● **Aim**:
Without the pictures, return exactly the lines from the one with "Emit a Python" through the one with "import plotly.graph_objects as go". Both end lines belong in the copy.
## Start Material for this task
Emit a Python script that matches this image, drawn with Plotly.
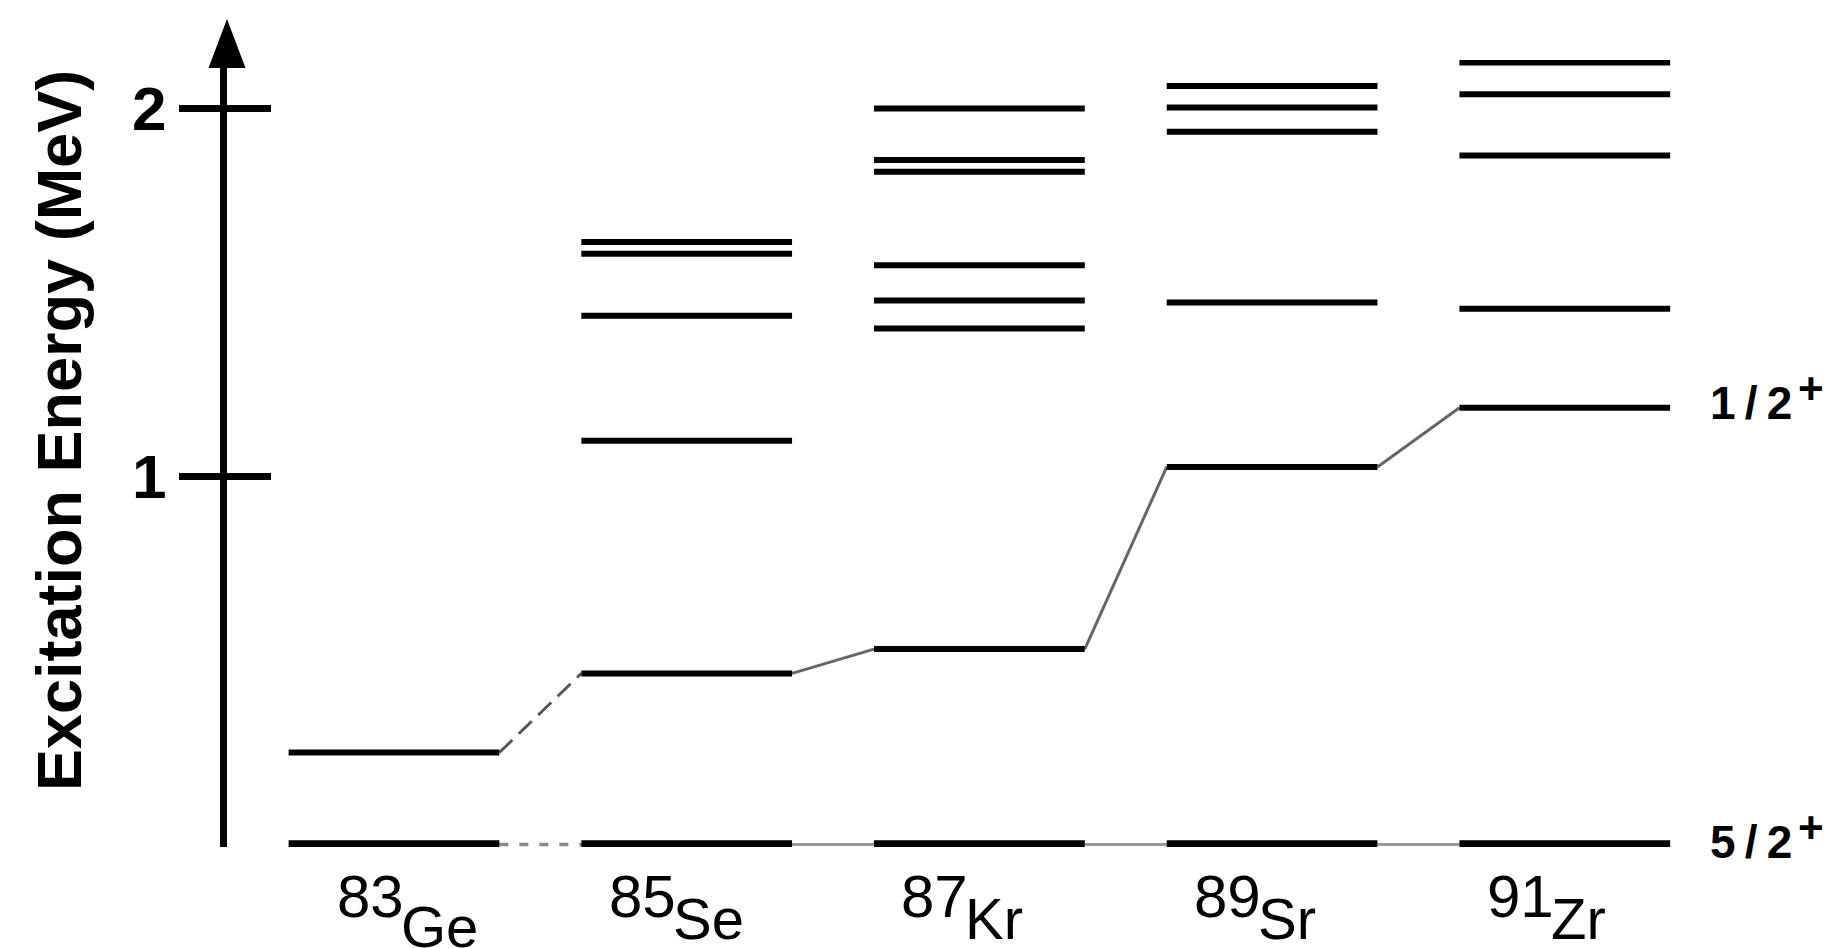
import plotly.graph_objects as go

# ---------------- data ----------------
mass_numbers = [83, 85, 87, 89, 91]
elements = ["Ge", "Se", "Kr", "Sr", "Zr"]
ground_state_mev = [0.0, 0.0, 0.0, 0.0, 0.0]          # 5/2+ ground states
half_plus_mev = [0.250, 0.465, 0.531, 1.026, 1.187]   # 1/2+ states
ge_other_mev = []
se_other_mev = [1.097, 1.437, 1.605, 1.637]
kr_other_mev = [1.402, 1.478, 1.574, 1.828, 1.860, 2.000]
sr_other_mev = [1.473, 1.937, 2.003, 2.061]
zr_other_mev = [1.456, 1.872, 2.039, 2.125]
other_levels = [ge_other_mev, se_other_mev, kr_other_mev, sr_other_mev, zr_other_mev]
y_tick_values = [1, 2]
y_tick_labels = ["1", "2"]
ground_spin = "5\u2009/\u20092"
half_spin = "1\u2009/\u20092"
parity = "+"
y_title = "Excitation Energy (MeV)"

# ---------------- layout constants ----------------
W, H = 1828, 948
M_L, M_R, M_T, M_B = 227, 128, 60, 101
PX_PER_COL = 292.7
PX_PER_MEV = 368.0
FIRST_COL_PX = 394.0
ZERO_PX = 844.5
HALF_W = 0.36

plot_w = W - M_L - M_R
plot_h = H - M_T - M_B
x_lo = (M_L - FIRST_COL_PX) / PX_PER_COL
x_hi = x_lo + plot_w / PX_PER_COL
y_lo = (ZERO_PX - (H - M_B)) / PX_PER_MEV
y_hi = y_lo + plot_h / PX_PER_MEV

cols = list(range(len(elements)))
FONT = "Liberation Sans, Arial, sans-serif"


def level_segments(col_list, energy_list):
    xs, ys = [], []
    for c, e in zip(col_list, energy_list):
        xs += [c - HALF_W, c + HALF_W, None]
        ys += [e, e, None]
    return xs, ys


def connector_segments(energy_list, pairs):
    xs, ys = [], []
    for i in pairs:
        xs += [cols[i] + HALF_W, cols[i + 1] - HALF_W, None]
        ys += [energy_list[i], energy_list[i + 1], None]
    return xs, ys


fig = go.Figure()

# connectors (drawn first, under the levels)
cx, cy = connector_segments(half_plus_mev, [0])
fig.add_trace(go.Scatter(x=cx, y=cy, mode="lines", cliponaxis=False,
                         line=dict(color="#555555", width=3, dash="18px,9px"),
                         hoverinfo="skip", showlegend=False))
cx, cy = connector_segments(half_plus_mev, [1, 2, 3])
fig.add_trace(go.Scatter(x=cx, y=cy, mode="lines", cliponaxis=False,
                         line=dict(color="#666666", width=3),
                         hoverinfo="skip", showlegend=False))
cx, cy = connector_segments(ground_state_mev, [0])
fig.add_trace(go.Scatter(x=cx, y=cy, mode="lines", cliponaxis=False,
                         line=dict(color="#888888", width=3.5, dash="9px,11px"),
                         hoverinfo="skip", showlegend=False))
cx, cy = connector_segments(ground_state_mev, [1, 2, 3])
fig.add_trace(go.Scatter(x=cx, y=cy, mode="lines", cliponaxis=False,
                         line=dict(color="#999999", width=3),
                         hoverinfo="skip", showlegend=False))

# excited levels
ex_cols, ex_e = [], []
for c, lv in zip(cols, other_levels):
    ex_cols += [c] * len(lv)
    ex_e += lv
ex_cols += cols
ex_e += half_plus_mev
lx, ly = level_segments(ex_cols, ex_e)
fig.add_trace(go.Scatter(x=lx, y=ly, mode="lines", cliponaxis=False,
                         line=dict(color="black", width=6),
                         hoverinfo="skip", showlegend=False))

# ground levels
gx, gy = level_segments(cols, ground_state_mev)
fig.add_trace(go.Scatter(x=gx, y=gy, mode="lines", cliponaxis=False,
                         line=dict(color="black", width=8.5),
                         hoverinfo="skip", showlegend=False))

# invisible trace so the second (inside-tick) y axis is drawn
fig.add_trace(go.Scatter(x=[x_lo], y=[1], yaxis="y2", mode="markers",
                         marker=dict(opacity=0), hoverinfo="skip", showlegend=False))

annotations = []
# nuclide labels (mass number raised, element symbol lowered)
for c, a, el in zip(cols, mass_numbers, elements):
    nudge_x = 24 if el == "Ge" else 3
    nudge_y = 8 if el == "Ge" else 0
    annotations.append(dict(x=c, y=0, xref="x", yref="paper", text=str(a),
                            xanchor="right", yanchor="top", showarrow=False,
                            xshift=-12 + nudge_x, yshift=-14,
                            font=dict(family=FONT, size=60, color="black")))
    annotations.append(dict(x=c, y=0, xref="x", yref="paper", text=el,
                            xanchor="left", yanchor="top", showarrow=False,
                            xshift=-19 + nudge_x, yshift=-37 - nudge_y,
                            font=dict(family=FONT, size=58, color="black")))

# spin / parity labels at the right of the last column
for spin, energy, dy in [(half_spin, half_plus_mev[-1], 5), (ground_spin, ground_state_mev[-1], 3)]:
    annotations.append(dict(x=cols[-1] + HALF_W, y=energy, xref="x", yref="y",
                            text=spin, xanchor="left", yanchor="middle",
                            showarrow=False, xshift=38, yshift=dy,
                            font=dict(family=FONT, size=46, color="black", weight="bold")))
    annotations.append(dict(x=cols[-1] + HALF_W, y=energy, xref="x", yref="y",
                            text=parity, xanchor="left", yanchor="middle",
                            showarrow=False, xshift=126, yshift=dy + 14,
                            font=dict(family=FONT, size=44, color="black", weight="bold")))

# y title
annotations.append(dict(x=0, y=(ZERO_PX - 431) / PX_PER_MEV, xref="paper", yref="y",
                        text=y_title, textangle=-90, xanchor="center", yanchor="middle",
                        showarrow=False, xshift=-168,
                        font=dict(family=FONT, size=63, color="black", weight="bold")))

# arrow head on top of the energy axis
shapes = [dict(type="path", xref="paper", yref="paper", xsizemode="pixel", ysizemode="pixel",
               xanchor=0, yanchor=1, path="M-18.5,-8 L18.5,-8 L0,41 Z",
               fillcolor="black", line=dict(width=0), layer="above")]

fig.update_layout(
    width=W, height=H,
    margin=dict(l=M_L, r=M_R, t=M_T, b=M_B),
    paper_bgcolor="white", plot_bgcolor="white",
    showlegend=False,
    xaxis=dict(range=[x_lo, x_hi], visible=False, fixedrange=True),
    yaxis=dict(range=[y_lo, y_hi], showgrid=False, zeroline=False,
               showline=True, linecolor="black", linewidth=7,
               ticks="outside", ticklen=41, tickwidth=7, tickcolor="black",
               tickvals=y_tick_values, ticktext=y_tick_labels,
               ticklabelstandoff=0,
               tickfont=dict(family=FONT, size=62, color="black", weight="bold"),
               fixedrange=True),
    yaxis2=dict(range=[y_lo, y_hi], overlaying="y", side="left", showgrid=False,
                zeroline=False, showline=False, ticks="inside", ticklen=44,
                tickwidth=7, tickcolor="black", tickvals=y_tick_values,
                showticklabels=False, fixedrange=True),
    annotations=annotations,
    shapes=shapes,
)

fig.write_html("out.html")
## End Material for this task
## Start Material for this task
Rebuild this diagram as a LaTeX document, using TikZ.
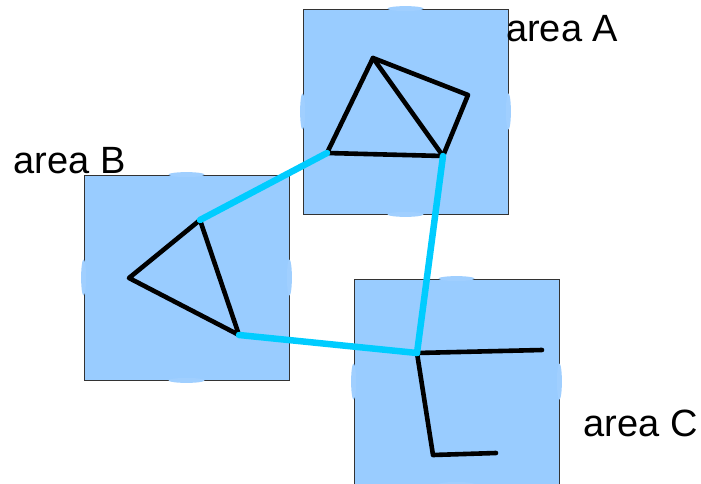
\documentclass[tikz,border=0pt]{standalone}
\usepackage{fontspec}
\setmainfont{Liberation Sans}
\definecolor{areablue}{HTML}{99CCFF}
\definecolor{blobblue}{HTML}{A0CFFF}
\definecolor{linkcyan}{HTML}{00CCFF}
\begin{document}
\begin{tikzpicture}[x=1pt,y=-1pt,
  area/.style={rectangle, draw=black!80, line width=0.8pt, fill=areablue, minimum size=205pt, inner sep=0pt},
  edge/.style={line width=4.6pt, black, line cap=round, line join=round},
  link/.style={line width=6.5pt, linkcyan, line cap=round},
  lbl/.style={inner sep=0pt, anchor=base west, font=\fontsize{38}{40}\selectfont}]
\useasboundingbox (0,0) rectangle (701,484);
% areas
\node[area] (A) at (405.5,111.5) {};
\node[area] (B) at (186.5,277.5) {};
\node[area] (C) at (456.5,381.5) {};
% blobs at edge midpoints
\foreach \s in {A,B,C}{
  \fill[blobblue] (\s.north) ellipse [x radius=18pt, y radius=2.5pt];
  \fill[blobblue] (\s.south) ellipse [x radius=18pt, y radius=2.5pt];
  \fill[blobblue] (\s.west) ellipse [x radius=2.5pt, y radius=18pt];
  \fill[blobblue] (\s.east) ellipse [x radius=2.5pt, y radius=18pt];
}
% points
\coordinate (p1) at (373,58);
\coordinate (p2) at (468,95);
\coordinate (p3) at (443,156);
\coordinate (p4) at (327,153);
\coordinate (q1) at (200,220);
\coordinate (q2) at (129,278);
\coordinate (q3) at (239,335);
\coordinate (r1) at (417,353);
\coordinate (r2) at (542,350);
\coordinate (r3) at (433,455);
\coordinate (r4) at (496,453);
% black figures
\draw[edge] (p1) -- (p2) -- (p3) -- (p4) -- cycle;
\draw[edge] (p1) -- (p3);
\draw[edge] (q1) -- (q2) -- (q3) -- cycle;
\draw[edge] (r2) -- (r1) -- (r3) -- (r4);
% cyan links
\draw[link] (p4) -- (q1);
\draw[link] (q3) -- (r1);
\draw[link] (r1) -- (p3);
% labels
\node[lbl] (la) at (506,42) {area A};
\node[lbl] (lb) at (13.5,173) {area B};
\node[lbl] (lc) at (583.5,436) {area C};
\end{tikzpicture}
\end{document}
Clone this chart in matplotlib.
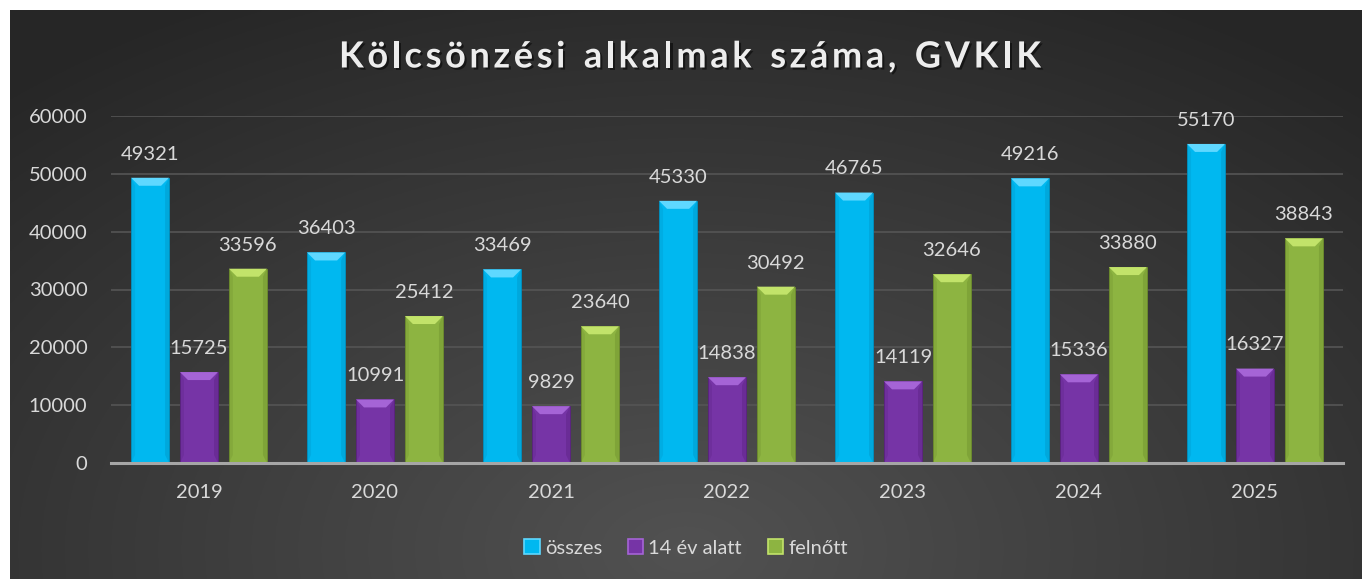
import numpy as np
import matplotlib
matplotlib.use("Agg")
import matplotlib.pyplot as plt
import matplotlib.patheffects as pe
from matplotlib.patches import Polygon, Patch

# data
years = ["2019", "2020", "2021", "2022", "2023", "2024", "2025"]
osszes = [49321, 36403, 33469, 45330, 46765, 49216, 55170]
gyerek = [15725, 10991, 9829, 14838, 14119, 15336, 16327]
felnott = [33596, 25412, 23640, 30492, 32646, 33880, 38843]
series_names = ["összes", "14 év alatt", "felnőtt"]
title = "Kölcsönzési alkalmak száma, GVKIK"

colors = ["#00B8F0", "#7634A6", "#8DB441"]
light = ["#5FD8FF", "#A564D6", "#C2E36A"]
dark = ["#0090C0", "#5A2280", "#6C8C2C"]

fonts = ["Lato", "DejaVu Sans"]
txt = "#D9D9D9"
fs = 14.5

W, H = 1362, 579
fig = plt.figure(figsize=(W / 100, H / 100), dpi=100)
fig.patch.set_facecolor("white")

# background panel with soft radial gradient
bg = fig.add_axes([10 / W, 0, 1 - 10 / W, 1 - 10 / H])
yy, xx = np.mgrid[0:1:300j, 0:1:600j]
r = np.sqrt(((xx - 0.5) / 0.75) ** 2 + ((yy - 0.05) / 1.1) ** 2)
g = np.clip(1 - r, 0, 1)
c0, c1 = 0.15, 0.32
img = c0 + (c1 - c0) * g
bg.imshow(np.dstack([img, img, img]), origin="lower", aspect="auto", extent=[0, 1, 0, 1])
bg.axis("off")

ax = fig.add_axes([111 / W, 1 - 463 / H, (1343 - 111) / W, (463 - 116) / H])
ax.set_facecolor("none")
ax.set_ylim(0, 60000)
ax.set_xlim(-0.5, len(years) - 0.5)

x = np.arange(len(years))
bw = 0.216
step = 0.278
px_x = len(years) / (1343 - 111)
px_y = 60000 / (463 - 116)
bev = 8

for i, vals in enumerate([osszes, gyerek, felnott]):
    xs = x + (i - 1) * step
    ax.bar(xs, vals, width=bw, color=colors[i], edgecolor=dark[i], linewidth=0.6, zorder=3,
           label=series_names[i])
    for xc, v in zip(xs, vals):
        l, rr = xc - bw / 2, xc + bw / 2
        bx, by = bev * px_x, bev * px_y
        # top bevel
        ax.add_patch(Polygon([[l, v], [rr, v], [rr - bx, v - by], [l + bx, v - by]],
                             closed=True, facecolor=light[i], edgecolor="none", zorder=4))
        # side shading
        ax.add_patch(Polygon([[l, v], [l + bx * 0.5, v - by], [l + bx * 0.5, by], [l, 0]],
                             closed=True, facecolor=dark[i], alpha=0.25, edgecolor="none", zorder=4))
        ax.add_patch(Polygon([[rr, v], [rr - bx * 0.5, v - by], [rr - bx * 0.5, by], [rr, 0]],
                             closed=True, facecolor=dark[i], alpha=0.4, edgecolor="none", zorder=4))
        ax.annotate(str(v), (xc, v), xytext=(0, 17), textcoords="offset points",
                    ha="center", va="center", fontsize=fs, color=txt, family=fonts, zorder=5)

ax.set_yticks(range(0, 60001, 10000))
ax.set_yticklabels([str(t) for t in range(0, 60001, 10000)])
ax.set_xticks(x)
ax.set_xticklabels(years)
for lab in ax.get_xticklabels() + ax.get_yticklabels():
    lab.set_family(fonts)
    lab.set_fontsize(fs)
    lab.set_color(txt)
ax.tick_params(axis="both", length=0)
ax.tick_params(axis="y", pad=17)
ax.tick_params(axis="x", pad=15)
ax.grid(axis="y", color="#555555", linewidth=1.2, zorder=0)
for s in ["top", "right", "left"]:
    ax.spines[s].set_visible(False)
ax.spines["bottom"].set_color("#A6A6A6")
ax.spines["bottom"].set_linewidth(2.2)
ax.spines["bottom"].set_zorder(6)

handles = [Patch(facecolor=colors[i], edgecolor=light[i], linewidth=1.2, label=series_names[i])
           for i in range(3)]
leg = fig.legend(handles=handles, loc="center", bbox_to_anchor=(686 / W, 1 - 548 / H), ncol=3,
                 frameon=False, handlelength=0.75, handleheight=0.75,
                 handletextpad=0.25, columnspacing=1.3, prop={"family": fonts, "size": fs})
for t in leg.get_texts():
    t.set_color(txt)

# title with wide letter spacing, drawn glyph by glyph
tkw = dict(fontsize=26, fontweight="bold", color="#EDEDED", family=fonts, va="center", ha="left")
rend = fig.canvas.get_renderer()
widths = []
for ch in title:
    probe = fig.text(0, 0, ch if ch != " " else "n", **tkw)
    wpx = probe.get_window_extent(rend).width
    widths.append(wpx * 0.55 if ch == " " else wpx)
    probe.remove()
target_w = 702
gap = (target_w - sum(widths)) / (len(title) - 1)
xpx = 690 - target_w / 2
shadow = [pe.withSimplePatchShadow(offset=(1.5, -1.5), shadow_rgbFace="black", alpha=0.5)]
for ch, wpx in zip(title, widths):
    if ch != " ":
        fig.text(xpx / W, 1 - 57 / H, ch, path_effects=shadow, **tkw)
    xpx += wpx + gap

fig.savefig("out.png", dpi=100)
## End Material for this task
## Start Material for this task
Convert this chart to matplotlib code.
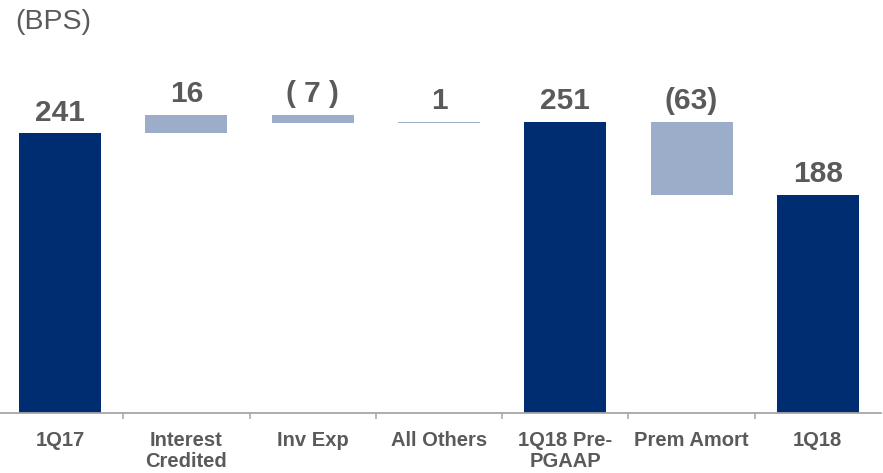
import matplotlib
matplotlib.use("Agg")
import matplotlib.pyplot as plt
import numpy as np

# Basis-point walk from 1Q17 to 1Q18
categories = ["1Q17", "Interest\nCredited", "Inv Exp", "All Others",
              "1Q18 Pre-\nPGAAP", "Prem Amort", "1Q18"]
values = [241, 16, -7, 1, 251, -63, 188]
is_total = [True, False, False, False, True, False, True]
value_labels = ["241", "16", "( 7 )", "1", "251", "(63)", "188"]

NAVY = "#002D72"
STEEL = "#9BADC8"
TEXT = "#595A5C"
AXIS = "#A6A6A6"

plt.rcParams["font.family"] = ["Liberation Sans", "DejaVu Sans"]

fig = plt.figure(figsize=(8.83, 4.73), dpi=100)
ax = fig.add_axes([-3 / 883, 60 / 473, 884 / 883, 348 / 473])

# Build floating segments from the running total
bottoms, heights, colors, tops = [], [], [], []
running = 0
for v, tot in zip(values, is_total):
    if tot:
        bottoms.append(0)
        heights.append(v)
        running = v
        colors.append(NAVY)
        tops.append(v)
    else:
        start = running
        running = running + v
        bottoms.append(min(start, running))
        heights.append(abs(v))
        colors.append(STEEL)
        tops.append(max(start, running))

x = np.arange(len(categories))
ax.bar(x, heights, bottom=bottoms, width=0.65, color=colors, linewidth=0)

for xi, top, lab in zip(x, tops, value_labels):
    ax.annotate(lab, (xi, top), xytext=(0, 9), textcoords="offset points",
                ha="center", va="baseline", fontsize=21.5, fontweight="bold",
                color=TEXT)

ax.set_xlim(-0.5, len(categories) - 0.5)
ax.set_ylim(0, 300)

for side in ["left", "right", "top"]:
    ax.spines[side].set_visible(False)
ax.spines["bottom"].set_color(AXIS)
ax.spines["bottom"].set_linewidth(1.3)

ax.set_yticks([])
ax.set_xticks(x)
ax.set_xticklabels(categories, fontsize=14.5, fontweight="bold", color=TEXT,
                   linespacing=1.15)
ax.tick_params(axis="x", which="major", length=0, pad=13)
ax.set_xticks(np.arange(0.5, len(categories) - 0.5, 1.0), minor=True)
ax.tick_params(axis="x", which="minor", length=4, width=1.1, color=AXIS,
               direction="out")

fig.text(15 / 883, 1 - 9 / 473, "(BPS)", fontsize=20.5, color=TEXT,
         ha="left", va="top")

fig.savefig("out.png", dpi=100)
## End Material for this task
● **Complete output**:
Emit a Python script that matches this image, drawn with Plotly.
import plotly.graph_objects as go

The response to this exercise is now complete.